Sound
Part of the Memphis Jug Band's remarkable sound was due to the unusual instruments. The first recorded jug bands, based in Louisville, Kentucky, were jazz-oriented groups with a jug taking the place of a tuba or trombone. The Memphis Jug Band borrowed from this model but added kazoo as a prominent lead instrument, similar in sound to a trumpet in a jazz band. Another variation from the Louisville sound was a focus on country blues songs like those favored by Jim Jackson and other Memphis-area solo artists. (The Memphis Jug Band recorded Jackson's hit song "Kansas City Blues" twice during its commercial recording period and chose it for its 1958 "Blues Street" television performance.) This is the basic jug band sound that was adopted by other Memphis-area groups like Gus Cannon's Jug Stompers, Jed Davenport's Beale Street Jug Band and Jack Kelly's South Memphis Jug Band.
After this initial focus on country blues, the band's repertoire expanded as new members contributed their own styles.
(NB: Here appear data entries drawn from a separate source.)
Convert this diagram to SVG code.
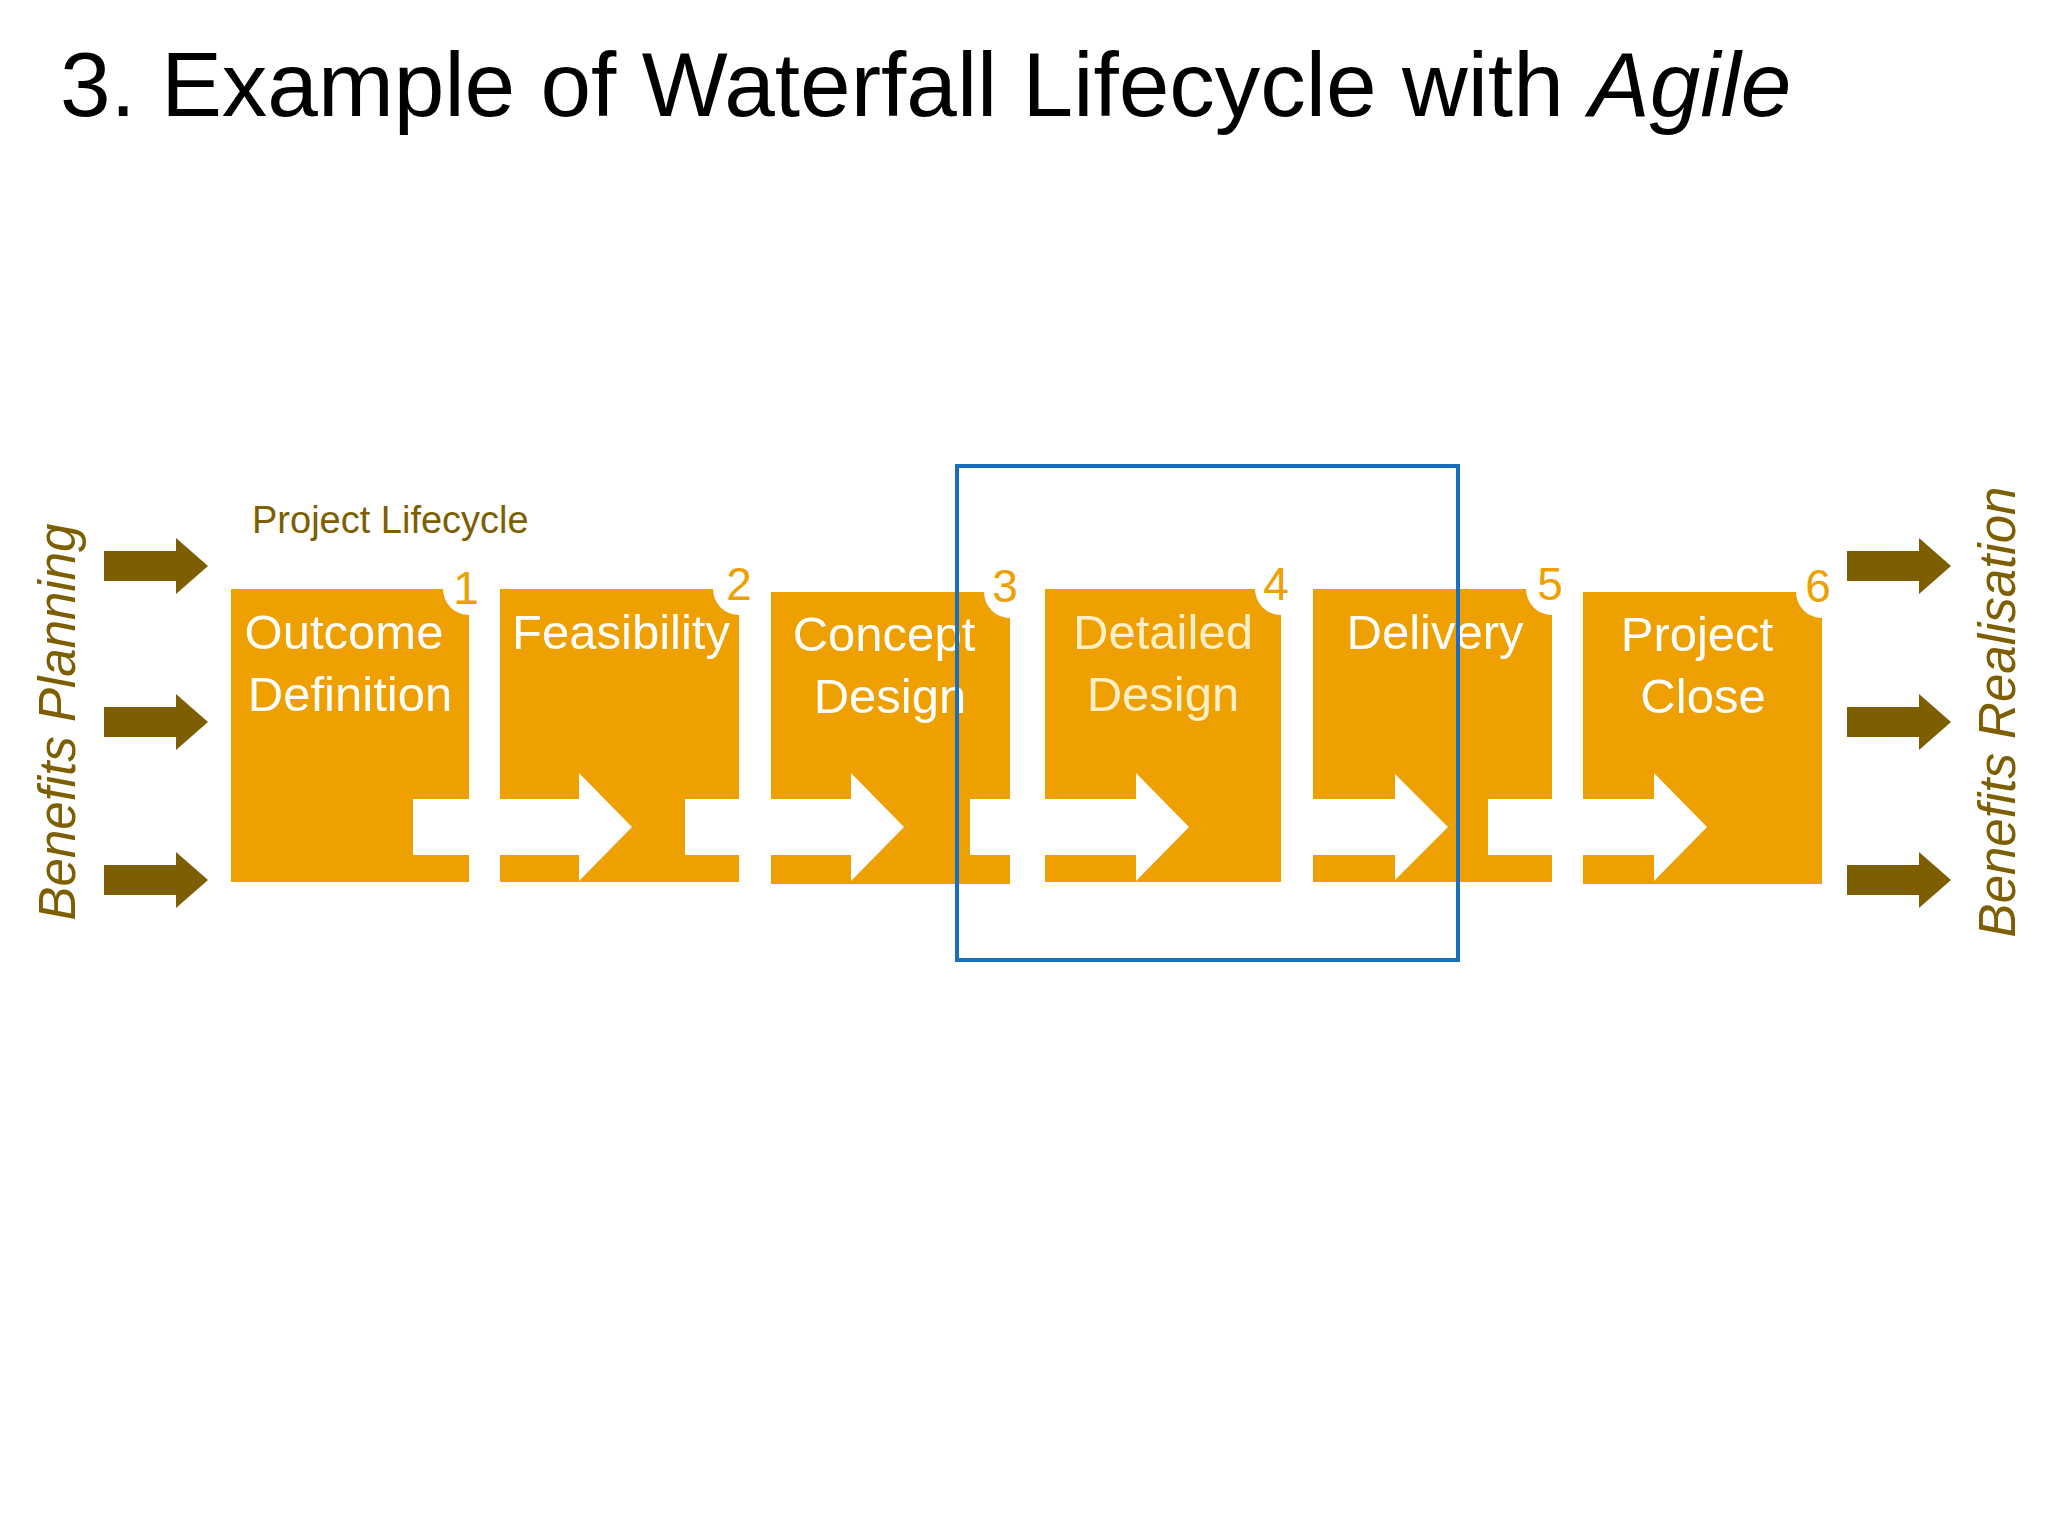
<svg xmlns="http://www.w3.org/2000/svg" width="2048" height="1536" viewBox="0 0 2048 1536">
<style>
.box{fill:#EDA000}
.lbl{font-family:"Liberation Sans",Arial,sans-serif;font-size:49px;fill:#fff;text-anchor:middle}
.num{font-family:"Liberation Sans",Arial,sans-serif;font-size:46px;fill:#EDA000;text-anchor:middle}
.wa{fill:#fff}
.ba{fill:#7D5E00}
.side{font-family:"Liberation Sans",Arial,sans-serif;font-size:51px;font-style:italic;fill:#7D5E00;text-anchor:middle}
</style>
<defs>
<path id="brown" d="M0,-15 H72 V-28 L104,0 L72,28 V15 H0 Z"/>
<path id="white" d="M0,-28 H166 V-54 L219,0 L166,54 V28 H0 Z"/>
</defs>
<rect width="2048" height="1536" fill="#fff"/>
<text x="60" y="116" font-family="Liberation Sans,Arial,sans-serif" font-size="91" fill="#000">3. Example of Waterfall Lifecycle with <tspan font-style="italic">Agile</tspan></text>
<text x="252" y="533" font-family="Liberation Sans,Arial,sans-serif" font-size="38" fill="#7D5E00">Project Lifecycle</text>
<g id="n1"><rect class="box" x="231" y="589" width="238" height="293"/><circle cx="469" cy="589" r="26" fill="#fff"/><text class="num" x="466" y="604">1</text><text class="lbl" x="344" y="649">Outcome</text><text class="lbl" x="350" y="711">Definition</text></g>
<g id="n2"><rect class="box" x="500" y="589" width="239" height="293"/><circle cx="739" cy="589" r="26" fill="#fff"/><text class="num" x="739" y="600">2</text><text class="lbl" x="621" y="649">Feasibility</text></g>
<g id="n3"><rect class="box" x="771" y="592" width="239" height="292"/><circle cx="1010" cy="592" r="26" fill="#fff"/><text class="num" x="1005" y="602">3</text><text class="lbl" x="884" y="651">Concept</text><text class="lbl" x="890" y="713">Design</text></g>
<g id="n4"><rect class="box" x="1045" y="589" width="236" height="293"/><circle cx="1281" cy="589" r="26" fill="#fff"/><text class="num" x="1276" y="600">4</text><text class="lbl" x="1163" y="649" style="fill:#FFEFC8">Detailed</text><text class="lbl" x="1163" y="711" style="fill:#FFEFC8">Design</text></g>
<g id="n5"><rect class="box" x="1313" y="589" width="239" height="293"/><circle cx="1552" cy="589" r="26" fill="#fff"/><text class="num" x="1550" y="600">5</text><text class="lbl" x="1435" y="649">Delivery</text></g>
<g id="n6"><rect class="box" x="1583" y="592" width="239" height="292"/><circle cx="1822" cy="592" r="26" fill="#fff"/><text class="num" x="1818" y="602">6</text><text class="lbl" x="1697" y="651">Project</text><text class="lbl" x="1703" y="713">Close</text></g>
<g id="connectors">
<use href="#white" x="413" y="827" fill="#fff"/>
<use href="#white" x="685" y="827" fill="#fff"/>
<use href="#white" x="970" y="827" fill="#fff"/>
<path class="wa" d="M1281,799 H1395 V774 L1448,827 L1395,880 V855 H1281 Z"/>
<use href="#white" x="1488" y="827" fill="#fff"/>
<use href="#brown" x="104" y="566" fill="#7D5E00"/>
<use href="#brown" x="104" y="722" fill="#7D5E00"/>
<use href="#brown" x="104" y="880" fill="#7D5E00"/>
<use href="#brown" x="1847" y="566" fill="#7D5E00"/>
<use href="#brown" x="1847" y="722" fill="#7D5E00"/>
<use href="#brown" x="1847" y="880" fill="#7D5E00"/>
</g>
<text class="side" transform="translate(75,722) rotate(-90)">Benefits Planning</text>
<text class="side" transform="translate(2015,712) rotate(-90)">Benefits Realisation</text>
<rect x="957" y="466" width="501" height="494" fill="none" stroke="#1A6EBF" stroke-width="4"/>
</svg>
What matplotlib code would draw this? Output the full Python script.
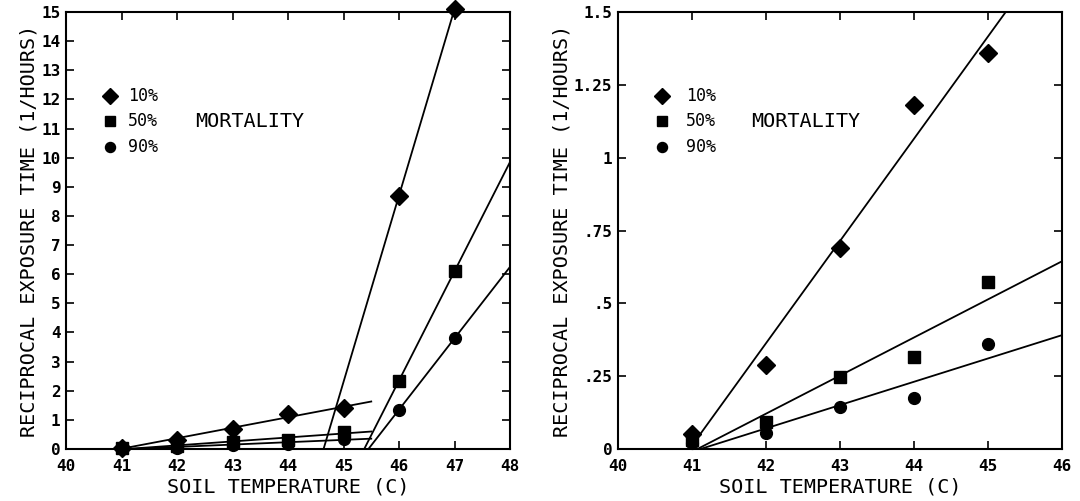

Songs led by Charlie "Bozo" Nickerson, like "Everybody's Talking About Sadie Green" and "Cave Man Blues," were boisterous and funny; songs led by Charlie Burse, like "Little Green Slippers" and "Insane Crazy Blues," were more musically complex and jazz-oriented; while songs led by Charlie Pierce sounded like Appalachian fiddle tunes, albeit backed by impressive jug playing and various shouted challenges from his bandmates. While Will Shade continued playing straightforward country blues songs for the rest of his life, he also introduced some jazz elements, including blending lyrics from Cab Calloway's "Jumpin' Jive" into his 1962 field recording of "Jump and Jive."
Blues scholar Paul Oliver noted that the "raspy, buzzing sound" of some of the jug band instruments was close to the musical aesthetic of Africa, and he said the jug and kazoo represented the voices of animals or ancestral spirits. But many of the Memphis Jug Band's influences are more readily apparent in the various popular musical styles of their time.